[SUPPLIED DATA start]

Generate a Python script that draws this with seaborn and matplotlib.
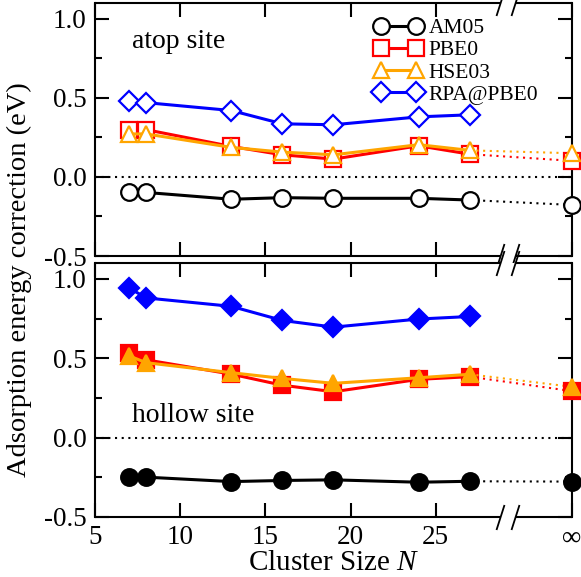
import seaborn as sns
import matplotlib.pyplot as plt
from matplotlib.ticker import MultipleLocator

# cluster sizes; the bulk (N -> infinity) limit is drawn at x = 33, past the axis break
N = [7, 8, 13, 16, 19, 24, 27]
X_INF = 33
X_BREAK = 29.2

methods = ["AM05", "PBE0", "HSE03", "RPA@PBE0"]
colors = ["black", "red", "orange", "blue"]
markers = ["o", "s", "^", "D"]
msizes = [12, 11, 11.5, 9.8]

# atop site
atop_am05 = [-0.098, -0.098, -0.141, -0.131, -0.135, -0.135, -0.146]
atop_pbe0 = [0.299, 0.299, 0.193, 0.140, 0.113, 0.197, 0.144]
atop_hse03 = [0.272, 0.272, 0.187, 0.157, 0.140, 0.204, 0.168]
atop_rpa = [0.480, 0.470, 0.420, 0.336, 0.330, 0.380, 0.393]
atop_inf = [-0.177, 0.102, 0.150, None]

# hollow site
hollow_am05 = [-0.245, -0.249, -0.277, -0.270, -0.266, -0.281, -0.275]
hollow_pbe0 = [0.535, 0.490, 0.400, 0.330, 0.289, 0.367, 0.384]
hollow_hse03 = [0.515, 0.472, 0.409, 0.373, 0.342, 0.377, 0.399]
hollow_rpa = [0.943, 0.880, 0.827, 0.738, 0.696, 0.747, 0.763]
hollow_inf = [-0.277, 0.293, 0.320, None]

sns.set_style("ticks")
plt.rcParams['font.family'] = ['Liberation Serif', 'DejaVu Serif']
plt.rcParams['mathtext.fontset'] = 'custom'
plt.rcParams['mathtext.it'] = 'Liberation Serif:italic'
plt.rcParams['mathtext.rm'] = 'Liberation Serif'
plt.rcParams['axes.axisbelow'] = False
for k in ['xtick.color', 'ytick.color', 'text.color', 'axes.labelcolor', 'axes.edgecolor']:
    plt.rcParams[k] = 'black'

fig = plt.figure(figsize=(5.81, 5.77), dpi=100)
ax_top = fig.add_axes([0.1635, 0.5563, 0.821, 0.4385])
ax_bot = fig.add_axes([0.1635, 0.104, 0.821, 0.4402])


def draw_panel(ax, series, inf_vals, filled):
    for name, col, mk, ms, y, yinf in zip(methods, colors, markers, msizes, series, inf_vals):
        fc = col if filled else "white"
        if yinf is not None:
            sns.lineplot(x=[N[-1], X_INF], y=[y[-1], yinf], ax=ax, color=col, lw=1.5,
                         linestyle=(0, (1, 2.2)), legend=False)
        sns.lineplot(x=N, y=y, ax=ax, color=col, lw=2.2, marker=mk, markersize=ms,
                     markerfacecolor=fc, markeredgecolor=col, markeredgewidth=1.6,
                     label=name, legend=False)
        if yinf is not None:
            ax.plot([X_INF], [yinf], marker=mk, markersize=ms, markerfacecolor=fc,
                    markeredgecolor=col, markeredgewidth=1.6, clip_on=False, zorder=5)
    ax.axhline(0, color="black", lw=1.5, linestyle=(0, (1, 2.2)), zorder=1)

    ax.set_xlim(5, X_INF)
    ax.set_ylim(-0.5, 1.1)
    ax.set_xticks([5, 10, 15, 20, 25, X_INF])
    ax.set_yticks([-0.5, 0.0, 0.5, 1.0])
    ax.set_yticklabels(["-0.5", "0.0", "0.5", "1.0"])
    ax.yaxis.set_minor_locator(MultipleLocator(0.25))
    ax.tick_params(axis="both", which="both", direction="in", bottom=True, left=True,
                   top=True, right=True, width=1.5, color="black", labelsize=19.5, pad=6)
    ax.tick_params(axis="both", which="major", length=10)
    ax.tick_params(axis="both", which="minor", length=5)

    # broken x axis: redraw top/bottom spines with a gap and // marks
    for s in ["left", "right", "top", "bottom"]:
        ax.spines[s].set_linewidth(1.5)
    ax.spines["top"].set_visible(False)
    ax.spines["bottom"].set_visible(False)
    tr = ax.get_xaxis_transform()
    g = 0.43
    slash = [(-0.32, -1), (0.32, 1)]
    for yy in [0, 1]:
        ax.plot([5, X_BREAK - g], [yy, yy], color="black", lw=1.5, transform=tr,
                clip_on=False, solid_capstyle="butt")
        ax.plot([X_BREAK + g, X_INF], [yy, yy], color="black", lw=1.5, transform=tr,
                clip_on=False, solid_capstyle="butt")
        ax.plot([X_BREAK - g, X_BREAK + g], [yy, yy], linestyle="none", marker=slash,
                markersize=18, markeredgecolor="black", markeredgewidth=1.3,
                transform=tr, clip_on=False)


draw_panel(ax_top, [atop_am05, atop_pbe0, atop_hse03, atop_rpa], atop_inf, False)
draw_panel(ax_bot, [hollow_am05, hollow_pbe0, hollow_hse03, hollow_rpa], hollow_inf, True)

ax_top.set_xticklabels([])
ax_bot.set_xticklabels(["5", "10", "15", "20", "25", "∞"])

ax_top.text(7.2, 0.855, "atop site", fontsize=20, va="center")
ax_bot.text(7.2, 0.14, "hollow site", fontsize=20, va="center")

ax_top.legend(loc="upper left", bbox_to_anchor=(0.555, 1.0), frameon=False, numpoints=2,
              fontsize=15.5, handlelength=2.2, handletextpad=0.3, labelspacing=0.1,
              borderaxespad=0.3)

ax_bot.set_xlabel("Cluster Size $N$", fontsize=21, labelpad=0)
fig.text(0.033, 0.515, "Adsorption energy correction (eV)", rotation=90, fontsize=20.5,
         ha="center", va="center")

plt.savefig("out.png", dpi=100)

[SUPPLIED DATA end]

**WORK INSTRUCTIONS**
Reproduce the full material exactly, excluding the pictures.

**ANSWER TO THIS TASK**
Generate a Python script that draws this with seaborn and matplotlib.
import seaborn as sns
import matplotlib.pyplot as plt
from matplotlib.ticker import MultipleLocator

# cluster sizes; the bulk (N -> infinity) limit is drawn at x = 33, past the axis break
N = [7, 8, 13, 16, 19, 24, 27]
X_INF = 33
X_BREAK = 29.2

methods = ["AM05", "PBE0", "HSE03", "RPA@PBE0"]
colors = ["black", "red", "orange", "blue"]
markers = ["o", "s", "^", "D"]
msizes = [12, 11, 11.5, 9.8]

# atop site
atop_am05 = [-0.098, -0.098, -0.141, -0.131, -0.135, -0.135, -0.146]
atop_pbe0 = [0.299, 0.299, 0.193, 0.140, 0.113, 0.197, 0.144]
atop_hse03 = [0.272, 0.272, 0.187, 0.157, 0.140, 0.204, 0.168]
atop_rpa = [0.480, 0.470, 0.420, 0.336, 0.330, 0.380, 0.393]
atop_inf = [-0.177, 0.102, 0.150, None]

# hollow site
hollow_am05 = [-0.245, -0.249, -0.277, -0.270, -0.266, -0.281, -0.275]
hollow_pbe0 = [0.535, 0.490, 0.400, 0.330, 0.289, 0.367, 0.384]
hollow_hse03 = [0.515, 0.472, 0.409, 0.373, 0.342, 0.377, 0.399]
hollow_rpa = [0.943, 0.880, 0.827, 0.738, 0.696, 0.747, 0.763]
hollow_inf = [-0.277, 0.293, 0.320, None]

sns.set_style("ticks")
plt.rcParams['font.family'] = ['Liberation Serif', 'DejaVu Serif']
plt.rcParams['mathtext.fontset'] = 'custom'
plt.rcParams['mathtext.it'] = 'Liberation Serif:italic'
plt.rcParams['mathtext.rm'] = 'Liberation Serif'
plt.rcParams['axes.axisbelow'] = False
for k in ['xtick.color', 'ytick.color', 'text.color', 'axes.labelcolor', 'axes.edgecolor']:
    plt.rcParams[k] = 'black'

fig = plt.figure(figsize=(5.81, 5.77), dpi=100)
ax_top = fig.add_axes([0.1635, 0.5563, 0.821, 0.4385])
ax_bot = fig.add_axes([0.1635, 0.104, 0.821, 0.4402])


def draw_panel(ax, series, inf_vals, filled):
    for name, col, mk, ms, y, yinf in zip(methods, colors, markers, msizes, series, inf_vals):
        fc = col if filled else "white"
        if yinf is not None:
            sns.lineplot(x=[N[-1], X_INF], y=[y[-1], yinf], ax=ax, color=col, lw=1.5,
                         linestyle=(0, (1, 2.2)), legend=False)
        sns.lineplot(x=N, y=y, ax=ax, color=col, lw=2.2, marker=mk, markersize=ms,
                     markerfacecolor=fc, markeredgecolor=col, markeredgewidth=1.6,
                     label=name, legend=False)
        if yinf is not None:
            ax.plot([X_INF], [yinf], marker=mk, markersize=ms, markerfacecolor=fc,
                    markeredgecolor=col, markeredgewidth=1.6, clip_on=False, zorder=5)
    ax.axhline(0, color="black", lw=1.5, linestyle=(0, (1, 2.2)), zorder=1)

    ax.set_xlim(5, X_INF)
    ax.set_ylim(-0.5, 1.1)
    ax.set_xticks([5, 10, 15, 20, 25, X_INF])
    ax.set_yticks([-0.5, 0.0, 0.5, 1.0])
    ax.set_yticklabels(["-0.5", "0.0", "0.5", "1.0"])
    ax.yaxis.set_minor_locator(MultipleLocator(0.25))
    ax.tick_params(axis="both", which="both", direction="in", bottom=True, left=True,
                   top=True, right=True, width=1.5, color="black", labelsize=19.5, pad=6)
    ax.tick_params(axis="both", which="major", length=10)
    ax.tick_params(axis="both", which="minor", length=5)

    # broken x axis: redraw top/bottom spines with a gap and // marks
    for s in ["left", "right", "top", "bottom"]:
        ax.spines[s].set_linewidth(1.5)
    ax.spines["top"].set_visible(False)
    ax.spines["bottom"].set_visible(False)
    tr = ax.get_xaxis_transform()
    g = 0.43
    slash = [(-0.32, -1), (0.32, 1)]
    for yy in [0, 1]:
        ax.plot([5, X_BREAK - g], [yy, yy], color="black", lw=1.5, transform=tr,
                clip_on=False, solid_capstyle="butt")
        ax.plot([X_BREAK + g, X_INF], [yy, yy], color="black", lw=1.5, transform=tr,
                clip_on=False, solid_capstyle="butt")
        ax.plot([X_BREAK - g, X_BREAK + g], [yy, yy], linestyle="none", marker=slash,
                markersize=18, markeredgecolor="black", markeredgewidth=1.3,
                transform=tr, clip_on=False)


draw_panel(ax_top, [atop_am05, atop_pbe0, atop_hse03, atop_rpa], atop_inf, False)
draw_panel(ax_bot, [hollow_am05, hollow_pbe0, hollow_hse03, hollow_rpa], hollow_inf, True)

ax_top.set_xticklabels([])
ax_bot.set_xticklabels(["5", "10", "15", "20", "25", "∞"])

ax_top.text(7.2, 0.855, "atop site", fontsize=20, va="center")
ax_bot.text(7.2, 0.14, "hollow site", fontsize=20, va="center")

ax_top.legend(loc="upper left", bbox_to_anchor=(0.555, 1.0), frameon=False, numpoints=2,
              fontsize=15.5, handlelength=2.2, handletextpad=0.3, labelspacing=0.1,
              borderaxespad=0.3)

ax_bot.set_xlabel("Cluster Size $N$", fontsize=21, labelpad=0)
fig.text(0.033, 0.515, "Adsorption energy correction (eV)", rotation=90, fontsize=20.5,
         ha="center", va="center")

plt.savefig("out.png", dpi=100)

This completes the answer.